Vous découvrirez au centre du livre (planche 1), une carte réalisée sur ce même thème. Nous aimerions cependant que vous ne la consultiez qu’une fois l’exercice terminé.

Préparer

D’abord notre matériel. Il nous suffira de quelques feuilles de papier, d’un crayon, d’une gomme, d’un stylo de couleur foncée et cinq ou six crayons de couleurs. Ensuite, nous nous fixerons une durée raisonnable pour construire cette carte, soit vingt minutes. Enfin nous choisirons des conditions favorables à la concentration. Certains réclament un calme absolu agrémenté d’un bâtonnet d’encens, d’autres trouvent que le métro est un excellent endroit pour s’isoler et obtenir une concentration optimale…

Évoquer

Cette étape vous permet de trouver ce qui va se situer au centre de votre carte. Utilisez votre imagination, amusez-vous avec elle, et restez dans l’évocation des mots et des images qui défilent dans votre tête. Un ordinateur portable peut s’esquisser facilement, mais ne suffit pas à représenter la totalité de la problématique. Puisqu’il s’agit d’un choix, vous associerez à l’image le concept d’interrogation ou de prise de décision.
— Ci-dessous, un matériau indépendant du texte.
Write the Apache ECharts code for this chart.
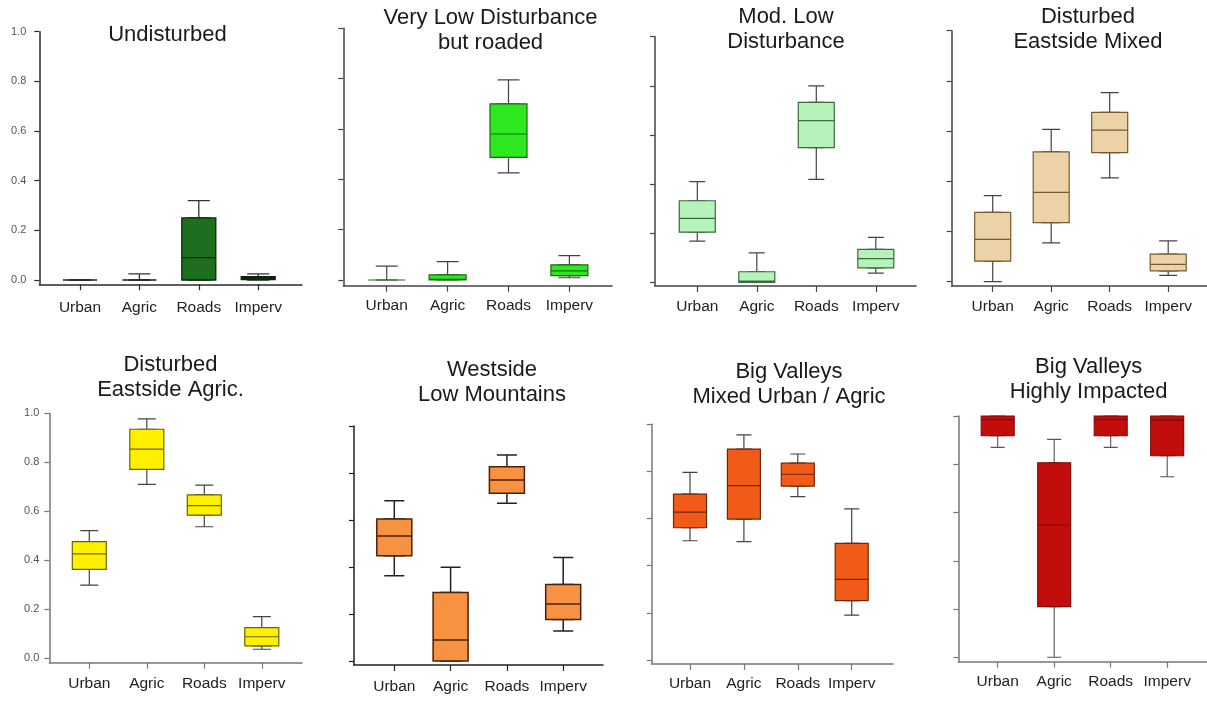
<!DOCTYPE html>
<html>
<head>
<meta charset="utf-8">
<style>
  html, body { margin: 0; padding: 0; background: #fff; }
  #chart { width: 1207px; height: 702px; }
</style>
<script src="https://cdn.jsdelivr.net/npm/echarts@6/dist/echarts.min.js"></script>
</head>
<body>
<div id="chart"></div>
<script>
// ---------------- DATA ----------------
const categories = ['Urban', 'Agric', 'Roads', 'Imperv'];
const panelTitles = [
  'Undisturbed',
  'Very Low Disturbance\nbut roaded',
  'Mod. Low\nDisturbance',
  'Disturbed\nEastside Mixed',
  'Disturbed\nEastside Agric.',
  'Westside\nLow Mountains',
  'Big Valleys\nMixed Urban / Agric',
  'Big Valleys\nHighly Impacted'
];
const yTicks = [0, 0.2, 0.4, 0.6, 0.8, 1.0];

// each row: [min, Q1, median, Q3, max] for Urban, Agric, Roads, Imperv
const undisturbed        = [[0, 0, 0, 0, 0], [0, 0, 0, 0, 0.025], [0, 0, 0.09, 0.25, 0.32], [0, 0.002, 0.007, 0.013, 0.025]];
const veryLowRoaded      = [[0, 0, 0, 0, 0.055], [0, 0, 0.003, 0.02, 0.073], [0.426, 0.487, 0.58, 0.70, 0.795], [0.009, 0.017, 0.036, 0.06, 0.097]];
const modLow             = [[0.168, 0.204, 0.26, 0.332, 0.41], [0, 0, 0.005, 0.043, 0.12], [0.419, 0.548, 0.658, 0.733, 0.80], [0.037, 0.059, 0.096, 0.134, 0.183]];
const eastsideMixed      = [[0, 0.082, 0.169, 0.276, 0.343], [0.155, 0.235, 0.356, 0.517, 0.607], [0.414, 0.514, 0.604, 0.675, 0.753], [0.025, 0.043, 0.069, 0.11, 0.163]];
const eastsideAgric      = [[0.299, 0.363, 0.426, 0.476, 0.521], [0.71, 0.771, 0.854, 0.935, 0.977], [0.537, 0.584, 0.623, 0.667, 0.707], [0.037, 0.051, 0.088, 0.125, 0.17]];
const westsideLowMtn     = [[0.363, 0.448, 0.532, 0.604, 0.682], [0, 0, 0.089, 0.292, 0.399], [0.671, 0.714, 0.77, 0.827, 0.877], [0.128, 0.177, 0.243, 0.326, 0.44]];
const bigValleysMixed    = [[0.506, 0.561, 0.627, 0.704, 0.796], [0.502, 0.598, 0.74, 0.895, 0.955], [0.693, 0.738, 0.788, 0.835, 0.874], [0.19, 0.252, 0.342, 0.495, 0.641]];
const bigValleysImpacted = [[0.87, 0.918, 0.985, 1, 1], [0, 0.21, 0.548, 0.806, 0.903], [0.87, 0.918, 0.985, 1, 1], [0.748, 0.835, 0.983, 1, 1]];

const panelData = [undisturbed, veryLowRoaded, modLow, eastsideMixed, eastsideAgric, westsideLowMtn, bigValleysMixed, bigValleysImpacted];

// ---------------- LAYOUT / STYLE ----------------
const layout = [
  { ax: 39.3,  y1: 31.7,  y0: 280,   xy: 284.3, right: 302,  c0: 80,    sp: 59.4, tx: 167.5,  ty: 22.5,  boxW: 34, capW: 22, lm: 15, labels: true,  lblM: 13, fill: '#1f6e1f', border: '#0c260c', axisC: '#2a2a2a', wC: '#333', bw: 1.3 },
  { ax: 343.3, y1: 28.3,  y0: 280,   xy: 285.7, right: 612,  c0: 386.7, sp: 60.9, tx: 490.5,  ty: 5.5,   boxW: 37, capW: 22, lm: 12, labels: false, lblM: 13, fill: '#2de81e', border: '#1c6a14', axisC: '#444',    wC: '#444', bw: 1.2 },
  { ax: 655,   y1: 36.7,  y0: 282.3, xy: 286,   right: 916,  c0: 697.3, sp: 59.5, tx: 786,    ty: 4,     boxW: 36, capW: 16, lm: 13, labels: false, lblM: 13, fill: '#b5f3bb', border: '#3d6a41', axisC: '#444',    wC: '#444', bw: 1.2 },
  { ax: 951.7, y1: 30.7,  y0: 281.7, xy: 286,   right: 1207, c0: 992.7, sp: 58.5, tx: 1088,   ty: 4,     boxW: 36, capW: 18, lm: 13, labels: false, lblM: 13, fill: '#ebd3a7', border: '#7a5a2c', axisC: '#444',    wC: '#444', bw: 1.2 },
  { ax: 49.3,  y1: 413.3, y0: 658.3, xy: 662.7, right: 302,  c0: 89.3,  sp: 57.5, tx: 170.5,  ty: 352.5, boxW: 34, capW: 18, lm: 13, labels: true,  lblM: 10, fill: '#fff000', border: '#6b6400', axisC: '#777',    wC: '#444', bw: 1.2 },
  { ax: 354,   y1: 426,   y0: 661,   xy: 665,   right: 603,  c0: 394.3, sp: 56.3, tx: 492,    ty: 357.5, boxW: 35, capW: 20, lm: 14, labels: false, lblM: 10, fill: '#f79242', border: '#4a220a', axisC: '#222',    wC: '#222', bw: 1.5 },
  { ax: 651.7, y1: 424.3, y0: 660,   xy: 664,   right: 893,  c0: 690,   sp: 53.9, tx: 789,    ty: 359,   boxW: 33, capW: 15, lm: 12, labels: false, lblM: 10, fill: '#f25a17', border: '#6b280a', axisC: '#777',    wC: '#444', bw: 1.2 },
  { ax: 958.3, y1: 416,   y0: 657.3, xy: 661.7, right: 1207, c0: 997.7, sp: 56.5, tx: 1088.7, ty: 354,   boxW: 33, capW: 14, lm: 12, labels: false, lblM: 10, fill: '#c20d0d', border: '#800808', axisC: '#777',    wC: '#555', bw: 1.1 }
];

const FONT = '"Liberation Sans", Arial, sans-serif';

const titles = [], grids = [], xAxes = [], yAxes = [], series = [];

layout.forEach((L, k) => {
  const yMin = -(L.xy - L.y0) / (L.y0 - L.y1);
  const h = L.xy - L.y1;

  titles.push({
    text: panelTitles[k],
    left: L.tx, top: L.ty, textAlign: 'center', padding: 0,
    textStyle: { fontFamily: FONT, fontSize: 22, fontWeight: 'normal', color: '#1a1a1a', lineHeight: 25 }
  });

  grids.push({ left: L.ax, top: L.y1, width: L.right - L.ax, height: h, outerBoundsMode: 'none', containLabel: false });
  grids.push({ left: L.c0 - L.sp / 2, top: L.y1, width: L.sp * 4, height: h, outerBoundsMode: 'none', containLabel: false });

  const gOuter = 2 * k, gInner = 2 * k + 1;

  xAxes.push({
    type: 'value', gridIndex: gOuter, min: 0, max: 1,
    axisLine: { show: true, onZero: false, lineStyle: { color: L.axisC, width: 1.5 } },
    axisTick: { show: false }, axisLabel: { show: false }, splitLine: { show: false }
  });
  xAxes.push({
    type: 'category', gridIndex: gInner, data: categories, boundaryGap: true,
    axisLine: { show: false, onZero: false },
    axisTick: { show: true, alignWithLabel: true, length: 6, lineStyle: { color: L.axisC, width: 1.2 } },
    axisLabel: { show: true, margin: L.lm, fontFamily: FONT, fontSize: 15.5, color: '#222', interval: 0 },
    splitLine: { show: false }
  });
  xAxes.push({
    type: 'category', gridIndex: gInner, data: categories, boundaryGap: true, show: false,
    axisLine: { onZero: false }
  });

  yAxes.push({
    type: 'value', gridIndex: gOuter, min: yMin, max: 1,
    axisLine: { show: true, onZero: false, lineStyle: { color: L.axisC, width: 1.5 } },
    axisTick: { show: true, length: 5, customValues: yTicks, lineStyle: { color: L.axisC, width: 1.2 } },
    axisLabel: {
      show: L.labels, customValues: yTicks, margin: L.lblM,
      fontFamily: FONT, fontSize: 11, color: '#555',
      formatter: v => v.toFixed(1)
    },
    splitLine: { show: false }
  });
  yAxes.push({
    type: 'value', gridIndex: gInner, min: yMin, max: 1, show: false,
    axisLine: { onZero: false }, splitLine: { show: false }
  });

  const raw = panelData[k];
  series.push({
    type: 'boxplot', xAxisIndex: 3 * k + 2, yAxisIndex: 2 * k + 1, z: 2,
    boxWidth: [L.capW, L.capW],
    data: raw.map(r => r.slice()),
    itemStyle: { color: 'rgba(0,0,0,0)', borderColor: L.wC, borderWidth: L.bw },
    emphasis: { disabled: true }, silent: true
  });
  series.push({
    type: 'boxplot', xAxisIndex: 3 * k + 1, yAxisIndex: 2 * k + 1, z: 3,
    boxWidth: [L.boxW, L.boxW],
    data: raw.map(r => [r[1], r[1], r[2], r[3], r[3]]),
    itemStyle: { color: L.fill, borderColor: L.border, borderWidth: L.bw },
    emphasis: { disabled: true }, silent: true
  });
});

const chart = echarts.init(document.getElementById('chart'), null, { renderer: 'canvas' });
chart.setOption({
  animation: false,
  backgroundColor: '#ffffff',
  title: titles,
  grid: grids,
  xAxis: xAxes,
  yAxis: yAxes,
  tooltip: { show: false },
  series: series
});
</script>
</body>
</html>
Dessinez le cœur de votre carte maintenant, vous pouvez bien entendu y mettre du texte si cela vous paraît indispensable.

Commencez au crayon, vous pourrez ainsi gommer si besoin.

Ramifier

Commencez à détailler un ordinateur portable.
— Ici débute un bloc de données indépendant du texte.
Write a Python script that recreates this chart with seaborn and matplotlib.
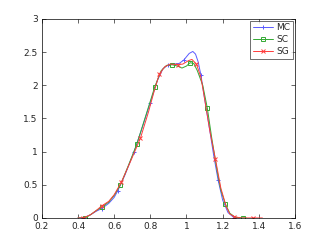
import numpy as np
import pandas as pd
import matplotlib
matplotlib.use('Agg')
import matplotlib.pyplot as plt
from matplotlib.lines import Line2D
import seaborn as sns

# curve points (markers sit on some of them)
mc_x = [0.40, 0.43, 0.47, 0.50, 0.53, 0.57, 0.60, 0.62, 0.66, 0.71, 0.75, 0.80, 0.84, 0.87,
        0.895, 0.93, 0.96, 0.985, 1.00, 1.015, 1.035, 1.05, 1.065, 1.08, 1.10, 1.13, 1.15,
        1.175, 1.20, 1.23, 1.265, 1.30]
mc_y = [0.0, 0.0, 0.05, 0.10, 0.14, 0.22, 0.31, 0.41, 0.65, 1.00, 1.32, 1.74, 2.08, 2.25,
        2.30, 2.32, 2.33, 2.38, 2.43, 2.48, 2.51, 2.47, 2.35, 2.15, 1.80, 1.30, 0.95,
        0.57, 0.27, 0.08, 0.0, 0.0]
mc_marks = [0.43, 0.53, 0.62, 0.71, 0.80, 0.895, 0.985, 1.08, 1.175, 1.265]

sc_x = [0.40, 0.44, 0.47, 0.50, 0.535, 0.57, 0.60, 0.635, 0.68, 0.725, 0.77, 0.825, 0.86,
        0.89, 0.92, 0.95, 0.975, 1.00, 1.02, 1.04, 1.06, 1.09, 1.115, 1.14, 1.17, 1.19,
        1.215, 1.24, 1.27, 1.31, 1.33]
sc_y = [0.0, 0.0, 0.05, 0.11, 0.17, 0.24, 0.34, 0.50, 0.80, 1.11, 1.50, 1.98, 2.22,
        2.30, 2.31, 2.29, 2.26, 2.29, 2.34, 2.33, 2.22, 2.00, 1.66, 1.20, 0.70, 0.42,
        0.21, 0.07, 0.01, 0.0, 0.0]
sc_marks = [0.44, 0.535, 0.635, 0.725, 0.825, 0.92, 1.02, 1.115, 1.215, 1.31]

sg_x = [0.40, 0.43, 0.47, 0.50, 0.53, 0.57, 0.60, 0.64, 0.69, 0.745, 0.79, 0.82, 0.85,
        0.88, 0.91, 0.955, 0.98, 1.01, 1.03, 1.055, 1.08, 1.10, 1.13, 1.16, 1.19, 1.22,
        1.24, 1.265, 1.30, 1.37, 1.42]
sg_y = [0.0, 0.0, 0.05, 0.11, 0.18, 0.25, 0.35, 0.54, 0.85, 1.20, 1.60, 1.90, 2.17,
        2.28, 2.32, 2.31, 2.32, 2.37, 2.39, 2.32, 2.12, 1.80, 1.30, 0.89, 0.45, 0.17,
        0.06, 0.02, 0.0, 0.0, 0.0]
sg_marks = [0.43, 0.53, 0.64, 0.745, 0.85, 0.955, 1.055, 1.16, 1.265, 1.37]

series = [
    ('MC', mc_x, mc_y, mc_marks, '#5a5aff', '+', 3.4),
    ('SC', sc_x, sc_y, sc_marks, '#33aa33', 's', 2.6),
    ('SG', sg_x, sg_y, sg_marks, '#ff3b3b', 'x', 2.6),
]

sns.set_style('ticks')
plt.rcParams['font.family'] = ['DejaVu Sans']
plt.rcParams['xtick.direction'] = 'in'
plt.rcParams['ytick.direction'] = 'in'

fig = plt.figure(figsize=(3.27, 2.46), dpi=100)
ax = fig.add_axes([0.128, 0.114, 0.774, 0.809])

handles = []
for name, xs, ys, marks, color, mk, ms in series:
    df = pd.DataFrame({'x': xs, 'y': ys})
    idx = [int(np.argmin(np.abs(np.array(xs) - m))) for m in marks]
    sns.lineplot(data=df, x='x', y='y', ax=ax, sort=False, color=color, lw=0.7,
                 marker=mk, markevery=idx, markersize=ms, markerfacecolor='none',
                 markeredgecolor=color, markeredgewidth=0.7)
    handles.append(Line2D([], [], color=color, lw=0.7, marker=mk, markersize=ms,
                          markerfacecolor='none', markeredgecolor=color,
                          markeredgewidth=0.7, label=name))

ax.set_xlim(0.2, 1.6)
ax.set_ylim(0, 3)
ax.set_xticks(np.arange(0.2, 1.61, 0.2))
ax.set_xticklabels(['0.2', '0.4', '0.6', '0.8', '1', '1.2', '1.4', '1.6'])
ax.set_yticks(np.arange(0, 3.01, 0.5))
ax.set_yticklabels(['0', '0.5', '1', '1.5', '2', '2.5', '3'])
ax.set_xlabel('')
ax.set_ylabel('')
ax.tick_params(labelsize=6.5, length=3, width=0.5, top=True, right=True)
ax.tick_params(axis='x', pad=3)
ax.tick_params(axis='y', pad=3)
for s in ax.spines.values():
    s.set_linewidth(0.5)
    s.set_color('black')

leg = ax.legend(handles=handles, loc='upper right', fontsize=6.5, frameon=True,
                fancybox=False, handlelength=2.2, borderpad=0.3, labelspacing=0.3,
                handletextpad=0.4, borderaxespad=0.2)
leg.get_frame().set_edgecolor('black')
leg.get_frame().set_linewidth(0.5)

fig.savefig('out.png', dpi=100)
De quoi se compose-t-il ? Ou bien quelles sont les caractéristiques souvent mises en avant par les fabricants ?

Cela vous donnera autant de branches de premier niveau (reliées directement au centre), que vous tracerez, en prenant soin de les espacer suffisamment. Ce sont peut-être des mots qui seront préférés aux images au début mais dès qu’une image peut remplacer un mot, faites-le. Lâchez prise, soyez fluide, et donnez la priorité à la quantité et à la créativité pour l’instant. Il s’agit certainement d’un brouillon, vous ferez une deuxième carte « au propre » après avoir terminé celle-ci.
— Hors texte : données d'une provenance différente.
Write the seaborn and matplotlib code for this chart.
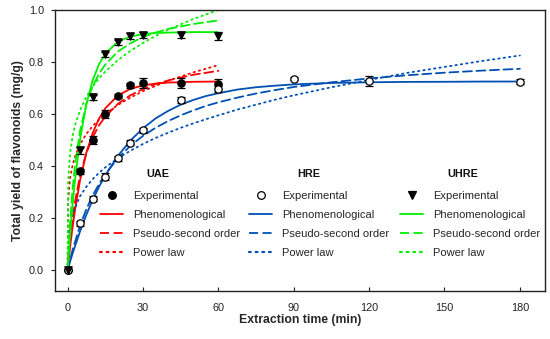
import numpy as np
import pandas as pd
import matplotlib
matplotlib.use("Agg")
import matplotlib.pyplot as plt
from matplotlib.lines import Line2D
import seaborn as sns

# ---------------- data ----------------
# experimental points
t_exp_fast = [0, 5, 10, 15, 20, 25, 30, 45, 60]
uae_exp = [0.0, 0.38, 0.50, 0.60, 0.67, 0.71, 0.72, 0.72, 0.715]
uae_err = [0.0, 0.010, 0.015, 0.015, 0.008, 0.008, 0.020, 0.020, 0.020]
uhre_exp = [0.0, 0.46, 0.665, 0.83, 0.875, 0.90, 0.905, 0.905, 0.90]
uhre_err = [0.0, 0.015, 0.010, 0.010, 0.010, 0.010, 0.012, 0.012, 0.015]
t_exp_hre = [0, 5, 10, 15, 20, 25, 30, 45, 60, 90, 120, 180]
hre_exp = [0.0, 0.18, 0.275, 0.36, 0.43, 0.49, 0.538, 0.655, 0.695, 0.735, 0.728, 0.725]
hre_err = [0.0, 0.010, 0.010, 0.012, 0.010, 0.010, 0.010, 0.012, 0.012, 0.006, 0.020, 0.010]

# fitted model curves
t_fit_fast = [0, 0.25, 1, 2, 3, 5, 7.5, 10, 12.5, 15, 20, 25, 30, 35, 40, 50, 60]
uae_phen = [0, 0.023, 0.088, 0.166, 0.234, 0.347, 0.452, 0.527, 0.582, 0.622, 0.671, 0.697, 0.710, 0.717, 0.721, 0.724, 0.725]
uae_pso = [0, 0.031, 0.112, 0.197, 0.265, 0.366, 0.451, 0.511, 0.556, 0.590, 0.639, 0.672, 0.696, 0.715, 0.729, 0.751, 0.766]
uae_pow = [0, 0.269, 0.353, 0.404, 0.438, 0.484, 0.524, 0.554, 0.579, 0.600, 0.635, 0.663, 0.688, 0.708, 0.728, 0.760, 0.788]
uhre_phen = [0, 0.036, 0.135, 0.251, 0.349, 0.504, 0.639, 0.730, 0.791, 0.832, 0.878, 0.898, 0.907, 0.912, 0.913, 0.915, 0.915]
uhre_pso = [0, 0.053, 0.184, 0.312, 0.407, 0.537, 0.639, 0.707, 0.755, 0.790, 0.840, 0.872, 0.896, 0.913, 0.927, 0.946, 0.960]
uhre_pow = [0, 0.343, 0.450, 0.515, 0.558, 0.616, 0.667, 0.705, 0.737, 0.763, 0.807, 0.843, 0.873, 0.900, 0.924, 0.965, 1.000]

t_fit_hre = [0, 0.5, 2, 5, 7.5, 10, 12.5, 15, 20, 25, 30, 35, 40, 45, 50, 55, 60,
             67.5, 75, 82.5, 90, 105, 120, 135, 150, 165, 180]
hre_phen = [0, 0.017, 0.064, 0.150, 0.214, 0.270, 0.320, 0.364, 0.439, 0.498, 0.545,
            0.583, 0.612, 0.636, 0.654, 0.669, 0.680, 0.694, 0.703, 0.709, 0.714,
            0.7195, 0.722, 0.7236, 0.724, 0.7249, 0.725]
hre_pso = [0, 0.021, 0.078, 0.172, 0.235, 0.287, 0.331, 0.369, 0.430, 0.478, 0.516,
           0.547, 0.573, 0.595, 0.614, 0.631, 0.645, 0.663, 0.679, 0.692, 0.704,
           0.722, 0.737, 0.749, 0.759, 0.767, 0.774]
hre_pow = [0, 0.144, 0.217, 0.285, 0.321, 0.350, 0.374, 0.395, 0.430, 0.459, 0.485,
           0.508, 0.528, 0.547, 0.564, 0.580, 0.595, 0.617, 0.636, 0.655, 0.672,
           0.703, 0.731, 0.758, 0.781, 0.804, 0.825]

x_ticks = [0, 30, 60, 90, 120, 150, 180]
y_ticks = [0.0, 0.2, 0.4, 0.6, 0.8, 1.0]
method_names = ["UAE", "HRE", "UHRE"]
model_labels = ["Experimental", "Phenomenological", "Pseudo-second order", "Power law"]

# ---------------- style ----------------
sns.set_theme(style="ticks")
plt.rcParams["font.family"] = ["Liberation Sans", "DejaVu Sans"]

RED = "#ff0000"
BLUE = "#0050b4"
GREEN = "#00f000"
DASH = (0, (5, 2.5))
DOT = (0, (0.8, 2.2))

W, H = 550, 339
fig = plt.figure(figsize=(W / 100, H / 100), dpi=100)
ax = fig.add_axes([0.1, 0.1416, 0.8909, 0.829])

curves = [
    (t_fit_fast, uae_phen, RED, "-"),
    (t_fit_fast, uae_pso, RED, DASH),
    (t_fit_fast, uae_pow, RED, DOT),
    (t_fit_hre, hre_phen, BLUE, "-"),
    (t_fit_hre, hre_pso, BLUE, DASH),
    (t_fit_hre, hre_pow, BLUE, DOT),
    (t_fit_fast, uhre_phen, GREEN, "-"),
    (t_fit_fast, uhre_pso, GREEN, DASH),
    (t_fit_fast, uhre_pow, GREEN, DOT),
]
for tx, yy, col, ls in curves:
    df = pd.DataFrame({"t": tx, "y": yy})
    sns.lineplot(data=df, x="t", y="y", ax=ax, color=col, linestyle=ls,
                 linewidth=1.3, errorbar=None, estimator=None, sort=False,
                 dash_capstyle="round", solid_capstyle="butt", zorder=2)

# experimental points with error bars
exp_sets = [
    (t_exp_fast, uae_exp, uae_err, "o", "black"),
    (t_exp_hre, hre_exp, hre_err, "o", "white"),
    (t_exp_fast, uhre_exp, uhre_err, "v", "black"),
]
for tx, yy, ee, mk, fc in exp_sets:
    ax.errorbar(tx, yy, yerr=ee, fmt="none", ecolor="black", elinewidth=0.9,
                capsize=3, capthick=0.9, zorder=3)
    df = pd.DataFrame({"t": tx, "y": yy})
    sns.scatterplot(data=df, x="t", y="y", ax=ax, marker=mk, s=28,
                    color=fc, edgecolor="black", linewidth=0.9, zorder=4)

ax.set_xlim(-5, 190)
ax.set_ylim(-0.08, 1.0)
ax.set_xticks(x_ticks)
ax.set_xticklabels([str(v) for v in x_ticks])
ax.set_yticks(y_ticks)
ax.set_yticklabels([f"{v:.1f}" for v in y_ticks])
ax.tick_params(axis="x", direction="in", length=3, width=0.8, labelsize=7.8,
               pad=9, colors="#222222")
ax.tick_params(axis="y", direction="out", length=3, width=0.8, labelsize=7.8,
               pad=5, colors="#222222")
for s in ax.spines.values():
    s.set_visible(True)
    s.set_linewidth(1.0)
    s.set_color("#222222")
ax.set_xlabel("Extraction time (min)", fontsize=8.8, fontweight="bold", labelpad=0.5)
ax.set_ylabel("Total yield of flavonoids (mg/g)", fontsize=8.8,
              fontweight="bold", labelpad=3.5)

# legends
def make_handles(col, mk, fc):
    return [
        Line2D([], [], linestyle="none", marker=mk, markersize=5.5,
               markerfacecolor=fc, markeredgecolor="black", markeredgewidth=0.9),
        Line2D([], [], color=col, linestyle="-", linewidth=1.3),
        Line2D([], [], color=col, linestyle=DASH, linewidth=1.3),
        Line2D([], [], color=col, linestyle=DOT, linewidth=1.6,
               dash_capstyle="round"),
    ]

leg_specs = [
    (method_names[0], RED, "o", "black", 100, 157.5),
    (method_names[1], BLUE, "o", "white", 249, 309),
    (method_names[2], GREEN, "v", "black", 400, 463),
]
legs = []
for name, col, mk, fc, xpix, title_x in leg_specs:
    fig.text(title_x / W, 1 - 174 / H, name, ha="center", va="center",
             fontsize=7.8, fontweight="bold", color="#111111")
    leg = ax.legend(make_handles(col, mk, fc), model_labels,
                    loc="upper left", bbox_to_anchor=(xpix / W, 1 - 191 / H),
                    bbox_transform=fig.transFigure, frameon=False,
                    fontsize=8, handlelength=2.1, handletextpad=0.9,
                    labelspacing=0.82, borderpad=0, borderaxespad=0)
    legs.append(leg)
for leg in legs[:-1]:
    ax.add_artist(leg)

fig.savefig("out.png", dpi=100)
Vous ramifierez des branches de deuxième voire troisième niveau, en même temps ou après avoir réalisé les premières.

Ne cherchez pas un ordre pour l’instant.

Examiner

Maintenant, examinez globalement et dans le détail votre carte.

Avez-vous bien identifié les thèmes majeurs, ceux qui se trouvent sur les branches de premier niveau ?

Avez-vous choisi les mots-clés adéquats, repéré les redondances et éliminé le superflu ?

Peut-être voulez-vous donner une plus grande attention à certains critères ? Dans ce cas, donnez-leur une même couleur ou numérotez-les suivant une hiérarchie d’importance.

Réorganiser

À présent, en tenant compte du résultat de votre précédent examen, reproduisez la carte sur une autre feuille de papier avec votre stylo et vos crayons de couleur.

Donnez-lui une architecture aérée : pour cela répartissez harmonieusement les branches autour du centre selon l’ordre que vous aurez décidé. Commencez par les branches principales en anticipant sur le nombre de branches que vous pourrez mettre dans chaque quart de la feuille.

Donnez une couleur dominante à chaque branche principale, soit en repassant un trait de crayon de couleur sur chacune des branches qui la composent, soit en entourant sous forme de nuage coloré la ramification toute entière.

Fignolez vos dessins, donnez-leur de l’effet.

Visionner

Vous voilà arrivé au stade où votre carte vous est familière. Vous avez une vision globale et détaillée de la matière qui va vous permettre d’imaginer votre futur portable, en adéquation avec vos besoins et vos moyens.

Vous êtes au clair et pouvez visionner un film mental dans votre tête de la totalité de votre carte. Votre intuition fera le reste, elle se sera nourrie de tout le travail d’appropriation et de sensibilisation que vous avez réalisé.